Net imports of goods and nonfactor services.

Gross domestic saving equals gross national saving less net factor income and transfers from abroad. The government contributions to gross domestic saving equals revenues less current expenditures, excluding external interest payments.

61. In undertaking public investment, Bulgaria faces important policy options, which could affect fiscal sustainability. The authorities have expressed interest in financing the construction of new expressways notably through PPP-type schemes. The general principles of public investment call for, on the one hand, cost-benefit analysis and the highest level of return to guide project selection and, on the other hand, project financing to avoid saddling the government with contingent liabilities. Since PPPs involve the private sector and the latter has a different objective function than the government, proper selection is very important. PPPs also raise issues regarding the government’s exposure and proper fiscal accounting of these operations. Recent Board papers recommend that “until an internationally accepted accounting and reporting standard for PPPs is developed, the actual and potential costs for the government implied by a PPP contract should be taken into account when undertaking debt sustainability analysis” www.imf.org and argue that the recording of PPP operations in fiscal accounts depends on the assessment of risks incurred by the government (www.imf.org). PPPs can be very complex and both ESA95 and GFS2001 provide only partial guidance on their fiscal accounting, leaving considerable scope for interpretation, which if not conservative could result in governments incurring large contingent liabilities. In addition to these considerations, in the road sector, Bulgaria faces a choice between giving priority to renovating and upgrading the existing road network or building new expressways. Such decisions will determine how projected capital expenditures are allocated and may have farreaching implications for fiscal sustainability.
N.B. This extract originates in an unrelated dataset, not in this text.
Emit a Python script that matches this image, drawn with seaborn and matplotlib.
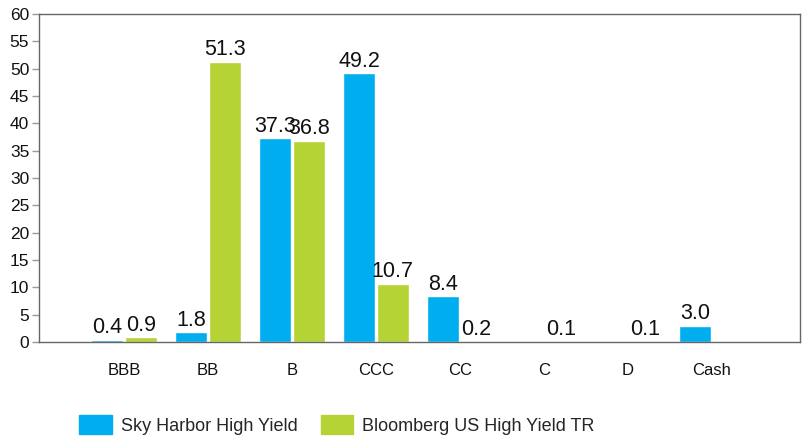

62. Ongoing institutional strengthening will support the MTFF. Previous technical assistance, including through the posting of resident advisors, as well as the establishment of the Public Finance School in the Ministry of Finance have considerably enhanced capacity to prepare and conduct fiscal policy. Further progress is needed, however. Budget preparation starts early during the previous year, while an increasing number of line ministries are preparing program budgets (for the time being only to build this capacity) so that from 2007 the state’s budget would completely be program-based. However, lack of technical expertise constrains the ability of line ministries to prepare three-year rolling budgets in a timely manner, as required by the Ministry of Finance. Technical assistance may be necessary in moving to accrual accounting. Further progress is sought in improving tax administration and expenditure management (see paragraph 72).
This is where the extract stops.